The Wisconsin Republican drew laughs when he said he's not spoken to Woodward for a few years. The criticisms of Trump that the longtime Washington Post journalist quotes in his book are based on interviews with sources he doesn't identify.
Ryan also said "no" when asked if he favors changing the nation's libel laws. Trump says Woodward's descriptions are false and tweeted Wednesday that lawmakers should "change libel laws."
President Donald Trump says he is "the exact opposite" of Bob Woodward's portrayal of him in a new book.
Trump took to Twitter on Wednesday to complain about the book, "Fear: Trump in the White House," which portrays White House Chief of State John Kelly disparaging Trump as an "idiot." The book says presidential aides snatched sensitive documents off his desk to keep him from making impulsive decisions.
The White House says the portrayal of Trump is false, and blamed disgruntled former employees.
On Wednesday, Trump tweeted, "Isn't it a shame that someone can write an article or book, totally make up stories and form a picture of a person that is literally the exact opposite of the fact, and get away with it without retribution or cost."
He added, "Don't know why Washington politicians don't change libel laws?"
White House spokeswoman Sarah Huckabee Sanders said on Fox News she hasn't spoken with Trump about filing any libel lawsuit.

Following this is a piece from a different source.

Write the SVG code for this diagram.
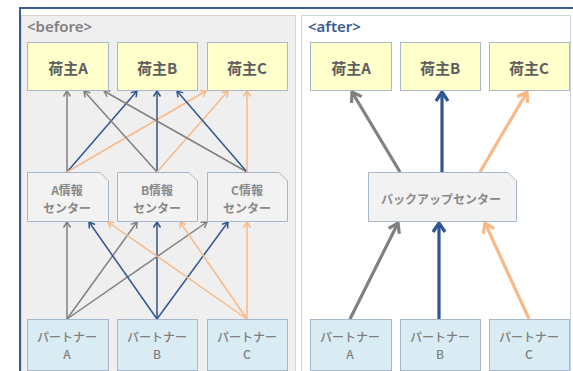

President Donald Trump and members of his administration are disputing quotations and anecdotes attributed to them in a new book by journalist Bob Woodward in which the president is disparaged as an "idiot" and his White House as "Crazytown."
In his book "Fear: Trump in the White House," Woodward writes that that senior aides to Trump snatched sensitive documents off his desk to keep him from making impulsive decisions. Trump tells The Daily Caller that didn't happen.
Defense Secretary Jim Mattis is quoted in the book as telling associates that Trump acted like and has the understanding of "a fifth or sixth-grader." Chief of staff John Kelly is quoted as calling Trump "an idiot" and lamenting, "We're in Crazytown." Both officials denied those accounts in statements Tuesday.